At a press briefing Director-General of the World Health Organisation (WHO), General Tedros Adhanom Ghebreyesus, said that a new variant named BA.2.75 which falls under the family of Omicron variant of SARS-CoV-2 has been detected in countries like India. In a statement addressing the media, Mr Ghebreyesus said, “On COVID-19, globally reported cases have increased nearly 30 per cent over the past two weeks. Four out of six of the WHO sub-regions saw cases increase in the last week.”
The new variant BA.2.75, being from the similar family of Omicron variants in Europe and America, he said, “In Europe and America, BA.4 and BA.5 are driving waves. In countries like India, a new sub-lineage of BA.2.75 has also been detected, which we’re following.”
However, alongside this statement, regards to the emergence of the potential Omicron sub-variant BA.2.75; Soumya Swaminathan, Chief Scientist, WHO, in her video address on Twitter said that there has been an emergence of a sub-variant that is being called the BA.2.75 “first reported from India and then from about 10 other countries.” She said there are still limited sequences available of the sub-variant to analyse, “but this sub-variant seems to have a few mutations on the receptor-binding domain of the spike protein. So obviously, that’s a key part of the virus that attaches itself to the human receptor. So, we have to watch that. It’s still too early to know if this sub-variant has properties of additional immune evasion or indeed of being more clinically severe. We don’t know that.” “So we have to wait and see,” she said, adding that WHO is keeping a close watch on it.

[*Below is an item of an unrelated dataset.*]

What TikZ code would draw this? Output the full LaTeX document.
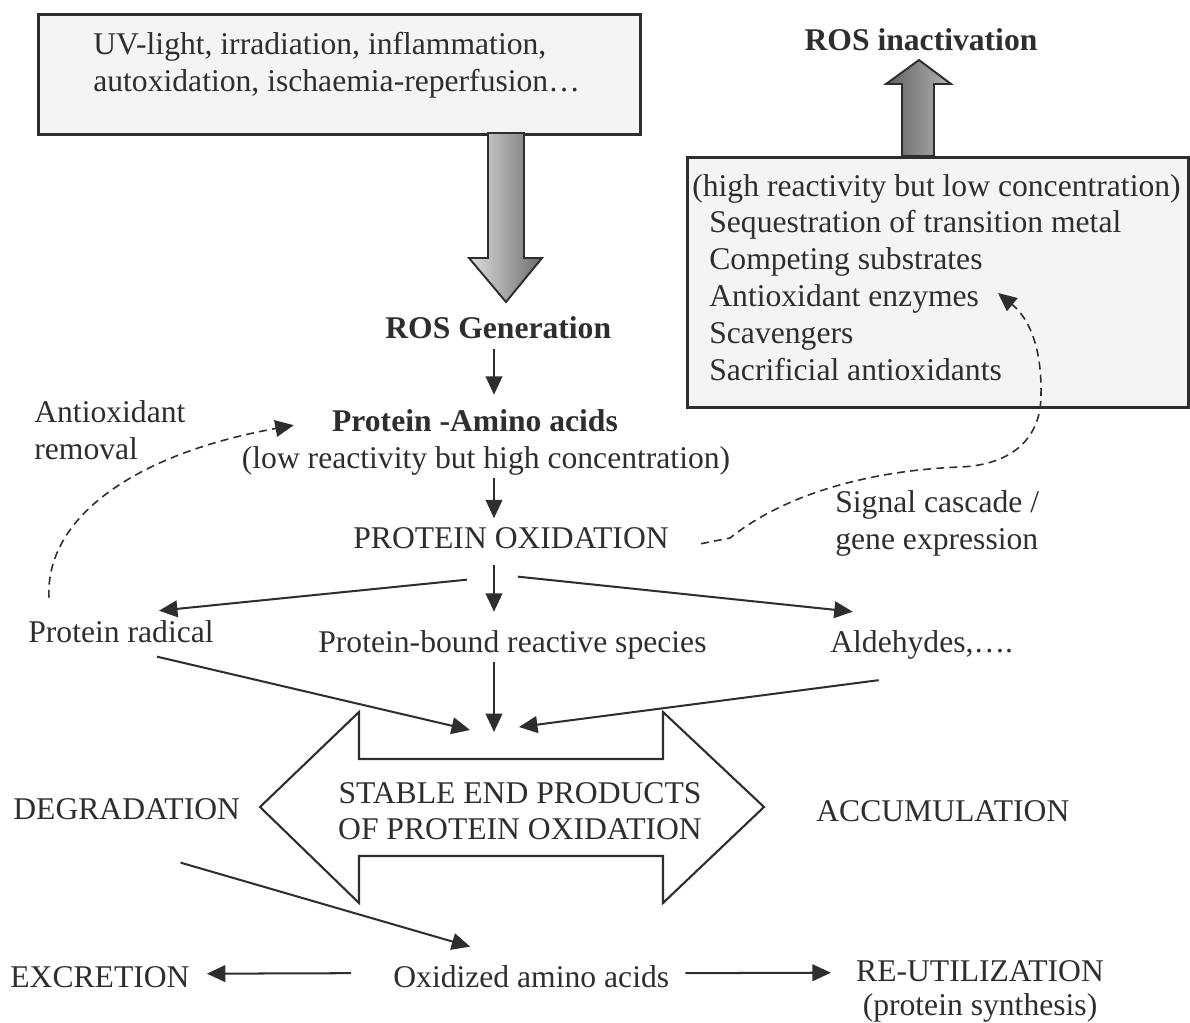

— World Health Organization (WHO) (@WHO) July 5, 2022
According to the WHO weekly epidemiological update on COVID-19, which was released on July 6, confirmed that globally, the number of new weekly cases increased for the fourth consecutive week after a declining trend compared with the last peak in March 2022. The update also stated that during the week of June 27 to July 3, over 4.6 million cases were reported, a figure similar to that of the previous week. The number of new weekly deaths declined by 12% as compared to the previous week, with over 8100 deaths reported. The WHO update also confirmed that as of July 3, 2022, over 546 million confirmed COVID19 cases and over 6.3 million deaths had been reported globally.
Further, the COVID update also confirmed that among Omicron variant lineages, the proportions of BA.5 and BA.4 continue to increase. BA.5 has been detected in 83 countries. Whereas BA.4, which has been detected in 73 countries, is also rising globally, the rate of increase is not as high as that of BA.5.
The cases in South-East Asia Region reported an increasing trend in cases since early June, with over 157,000 new cases reported, a 20% increase as compared to the previous week. Five of 10 countries (50 per cent) for which data are available showed increases in the number of new cases of 20% or greater, with the greatest proportional increases observed in Bhutan, Nepal and Bangladesh.
Accompanying all, the highest numbers of new cases were reported from India, which is 112,456 new cases, an increase of 21%; Thailand reported 15,950 new cases, an increase of 6% and Bangladesh reported 13,516 new cases, showing an increase of 53%.
The number of new weekly deaths in the region increased by 16 per cent as compared to the previous week, with over 350 new deaths reported. The highest numbers of new deaths were reported from India (200 new deaths, a 39 per cent increase), Thailand (108 new deaths, a decline of 14 per cent), and Indonesia (32 new deaths, an increase of 7 per cent).
Ahead of the concerns regards to the new variant, WHO Incident Manager of COVID-19, Abdi Mahamud, said that now is not the time to declare that the pandemic is over. In a statement he said.
“We are still in the midst of the pandemic and the virus has a lot of force left. So, whether it is the BA.4 or BA.5 or BA.2.75, the virus will continue. It does what it does good,” he said adding that people and communities must continue to wear masks, avoid crowds and ensure that the most vulnerable and high-risk population is protected.